Two-year cohort default rates don’t set a particularly high bar, as it stands, either for guaranty agencies and lenders or for students. Guaranty agencies are not held accountable for their borrowers’ defaults. Schools are – for rates at or above 25 percent three years in a row, or higher than 40 percent in one year, schools lose eligibility for Title IV federal financial aid – but not as much as they once were. The last time rates reached about 10 percent, in 1995, more than 200 schools were sanctioned by the Department of Education. Since then, the number of schools subject to sanctions has dropped precipitously – to just 8 colleges for the 2011 cohort. The 2010 cohort – the most recently available class of students – illustrates the limitations of the default rate. Consider that schools’ two-year default rates jumped from 9.1 percent to 14.7 percent when a third year was included in the window. And default rates in a cohort (unsurprisingly) continue to grow every year – even outside the 2-year or 3-year window.

Thanks to a change enacted in the 2008 Higher Education Act reauthorization, cohort default rates will get moderately stronger next year as the Department finally transitions to relying on three-year rates to determine whether a disconcertingly large share of a school’s students are unable to pay their loans. This year, over 130 schools would be in danger of facing sanctions if their default rates did not change in the third year of calculations (to date, only two official three-year default rates have been calculated).

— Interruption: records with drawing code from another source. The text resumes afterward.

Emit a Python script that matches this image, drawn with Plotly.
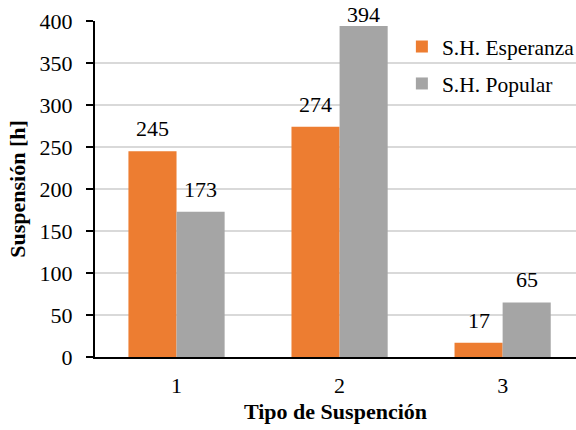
import plotly.graph_objects as go

categories = [1, 2, 3]
tick_labels = ["1", "2", "3"]
esperanza = [245, 274, 17]
popular = [173, 394, 65]
series_names = ["S.H. Esperanza", "S.H. Popular"]
colors = ["#ED7D31", "#A5A5A5"]

FONT = "Liberation Serif, Times New Roman, serif"
YMAX = 400
BARGAP = 0.41
BAR_W = (1 - BARGAP) / 2

fig = go.Figure()
annotations = []
for i, (name, vals, col) in enumerate(zip(series_names, [esperanza, popular], colors)):
    fig.add_trace(go.Bar(
        x=categories, y=vals, name=name, marker_color=col, marker_line_width=0,
        legendgroup=name, hoverinfo="skip",
    ))
    off = (i - 0.5) * BAR_W
    for c, v in zip(categories, vals):
        annotations.append(dict(
            x=c + off, y=v, xref="x", yref="y", text=str(v), showarrow=False,
            xanchor="center", yanchor="bottom",
            yshift=-3 if v > 0.95 * YMAX else 8,
            font=dict(family=FONT, size=22, color="#000000"),
        ))

fig.update_layout(
    width=576, height=430,
    margin=dict(l=95, r=0, t=21, b=73, autoexpand=False),
    paper_bgcolor="white", plot_bgcolor="white",
    barmode="group", bargap=BARGAP, bargroupgap=0,
    font=dict(family=FONT, size=22, color="#000000"),
    showlegend=True,
    legend=dict(x=0.638, y=0.985, xanchor="left", yanchor="top",
                bgcolor="rgba(0,0,0,0)", font=dict(family=FONT, size=21.5),
                traceorder="grouped", tracegroupgap=6),
    annotations=annotations,
)
fig.update_xaxes(
    range=[0.5, 3.45], tickvals=categories, ticktext=tick_labels,
    showline=True, linecolor="#000000", linewidth=2, ticks="",
    showgrid=False, zeroline=False, ticklabelstandoff=8,
    tickfont=dict(family=FONT, size=22),
    title=dict(text="<b>Tipo de Suspención</b>", font=dict(family=FONT, size=22), standoff=6),
)
fig.update_yaxes(
    range=[0, YMAX], tick0=0, dtick=50,
    showline=True, linecolor="#000000", linewidth=2,
    ticks="outside", ticklen=7, tickcolor="#000000", tickwidth=2,
    gridcolor="#D9D9D9", gridwidth=1.5, zeroline=False, ticklabelstandoff=9,
    tickfont=dict(family=FONT, size=22),
    title=dict(text="<b>Suspensión [h]</b>", font=dict(family=FONT, size=22), standoff=8),
)

fig.write_html(
    "out.html",
    config={"displayModeBar": False},
    post_script="document.body.style.margin='0';document.body.style.overflow='hidden';",
)
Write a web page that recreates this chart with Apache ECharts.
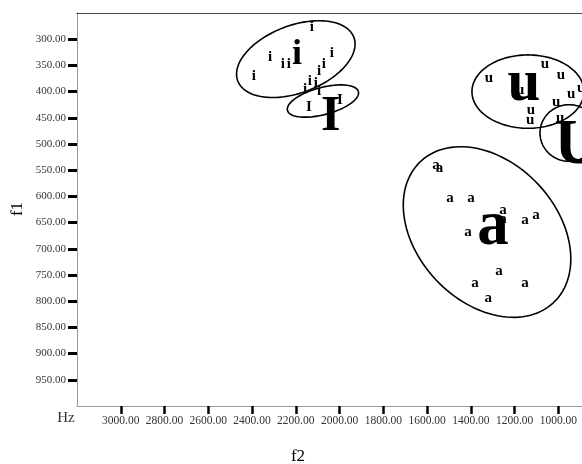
<!DOCTYPE html>
<html><head><meta charset="utf-8">
<script src="https://cdn.jsdelivr.net/npm/echarts@6/dist/echarts.min.js"></script>
<style>html,body{margin:0;padding:0;background:#fff}#c{width:582px;height:464px}</style>
</head><body><div id="c"></div>
<script>
// ---- data ----
const xTicks = [3000, 2800, 2600, 2400, 2200, 2000, 1800, 1600, 1400, 1200, 1000];
const yTicks = [300, 350, 400, 450, 500, 550, 600, 650, 700, 750, 800, 850, 900, 950];

const iF2 = [2127, 2318, 2259, 2232, 2392, 2035, 2072, 2094, 2158, 2136, 2108, 2094];
const iF1 = [277, 334, 347, 347, 370, 326, 347, 360, 395, 380, 383, 399];

const IF2 = [2140, 1998];
const IF1 = [429, 416];

const uF2 = [1317, 1061, 988, 942, 896, 1010, 1125, 1129, 1175, 992];
const uF1 = [378, 351, 372, 408, 397, 423, 439, 458, 400, 454];

const UF2 = [];
const UF1 = [];

const aF2 = [1559, 1543, 1495, 1399, 1253, 1253, 1152, 1102, 1413, 1271, 1381, 1152, 1321];
const aF1 = [543, 549, 607, 607, 630, 647, 649, 639, 671, 746, 769, 769, 797];

const vowels = ['i', 'I', 'u', 'U', 'a'];
const centroidF2 = [2195, 2040, 1157, 914, 1299];
const centroidF1 = [329, 448, 398, 505, 672];

// ellipses: centre and two conjugate semi-axes (Hz)
const ellipseF2 = [2200, 2076, 1139, 951, 1326];
const ellipseF1 = [338, 418, 400, 479, 668];
const ellipseAxisA = [[-265, -42], [-162, -18], [-256, 0], [-133, 0], [-303, 135]];
const ellipseAxisB = [[-56, 60], [-16, 25], [0, 70], [0, 54], [234, 91]];

// ---- styles ----
const FONT = '"Liberation Serif", "DejaVu Serif", serif';
const smallSize = 15;
const bigSize = {i: 36, I: 50, u: 59, U: 63, a: 63};
const glyphMid = {i: 0.345, I: 0.33, u: 0.23, U: 0.33, a: 0.23};
const emMid = 0.33;

function letterSeries(letter, f2, f1, size) {
  return {
    type: 'custom',
    coordinateSystem: 'cartesian2d',
    clip: false,
    data: f2.map((v, k) => [v, f1[k]]),
    encode: {x: 0, y: 1},
    renderItem: function (params, api) {
      const p = api.coord([api.value(0), api.value(1)]);
      return {
        type: 'text',
        x: p[0], y: p[1] + (glyphMid[letter] - emMid) * size,
        style: {
          text: letter, fill: '#000',
          font: 'bold ' + size + 'px ' + FONT,
          align: 'center', verticalAlign: 'middle'
        }
      };
    }
  };
}

const series = [];
// ellipses
series.push({
  type: 'custom',
  coordinateSystem: 'cartesian2d',
  clip: false,
  data: ellipseF2.map((v, k) => [v, ellipseF1[k], ellipseAxisA[k][0], ellipseAxisA[k][1], ellipseAxisB[k][0], ellipseAxisB[k][1]]),
  encode: {x: 0, y: 1},
  renderItem: function (params, api) {
    const cx = api.value(0), cy = api.value(1);
    const ax = api.value(2), ay = api.value(3), bx = api.value(4), by = api.value(5);
    const pts = [];
    for (let s = 0; s < 120; s++) {
      const t = s / 120 * Math.PI * 2;
      pts.push(api.coord([cx + ax * Math.cos(t) + bx * Math.sin(t), cy + ay * Math.cos(t) + by * Math.sin(t)]));
    }
    return {type: 'polygon', shape: {points: pts}, style: {fill: 'none', stroke: '#000', lineWidth: 1.6}};
  }
});
series.push(letterSeries('i', iF2, iF1, smallSize));
series.push(letterSeries('I', IF2, IF1, smallSize));
series.push(letterSeries('u', uF2, uF1, smallSize));
series.push(letterSeries('U', UF2, UF1, smallSize));
series.push(letterSeries('a', aF2, aF1, smallSize));
vowels.forEach((v, k) => {
  series.push(letterSeries(v, [centroidF2[k]], [centroidF1[k]], bigSize[v]));
});

const chart = echarts.init(document.getElementById('c'), null, {renderer: 'canvas'});
chart.setOption({
  animation: false,
  backgroundColor: '#fff',
  grid: {left: 77, top: 13, bottom: 58, right: 0, containLabel: false},
  xAxis: [{
    type: 'value', inverse: true, min: 892, max: 3200,
    splitLine: {show: false},
    axisLine: {show: true, onZero: false, lineStyle: {color: '#9a9a9a', width: 1}},
    axisTick: {show: true, customValues: xTicks, length: 8, lineStyle: {color: '#000', width: 2.5}},
    axisLabel: {customValues: xTicks, formatter: v => v.toFixed(2), color: '#333', fontFamily: FONT, fontSize: 11.5, margin: 9}
  }, {
    type: 'value', inverse: true, min: 892, max: 3200, position: 'top',
    splitLine: {show: false},
    axisLine: {show: true, onZero: false, lineStyle: {color: '#444', width: 1.2}},
    axisTick: {show: false}, axisLabel: {show: false}
  }],
  yAxis: {
    type: 'value', inverse: true, min: 250, max: 1000,
    splitLine: {show: false},
    axisLine: {show: true, onZero: false, lineStyle: {color: '#9a9a9a', width: 1}},
    axisTick: {show: true, customValues: yTicks, length: 9, lineStyle: {color: '#000', width: 3}},
    axisLabel: {customValues: yTicks, formatter: v => v.toFixed(2), color: '#333', fontFamily: FONT, fontSize: 11, margin: 11}
  },
  graphic: [
    {type: 'text', x: 66, y: 418, style: {text: 'Hz', font: '15px ' + FONT, fill: '#333', align: 'center', verticalAlign: 'middle'}},
    {type: 'text', x: 298, y: 457, style: {text: 'f2', font: '17px ' + FONT, fill: '#000', align: 'center', verticalAlign: 'middle'}},
    {type: 'text', x: 18, y: 209, rotation: Math.PI / 2, style: {text: 'f1', font: '17px ' + FONT, fill: '#000', align: 'center', verticalAlign: 'middle'}}
  ],
  series: series
});
</script>
</body></html>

The hope is that a longer window would be harder for schools to game by utilizing temporary measures such as deferment or forbearance to avoid default up to the edge of the two-year window.

Default rates are by no means a perfect measure of a school’s value to students, but they are part of a scaffolding of restrictions on colleges – a sort of baseline quality metric to help students avoid low-value schools and to avert wasted taxpayer dollars. The numbers released by the Department offer valuable insights into students’ struggles.

Updated 10/24/2013 6 PM: This post was updated to include a better description of the Asset Backed Commercial Paper conduit program.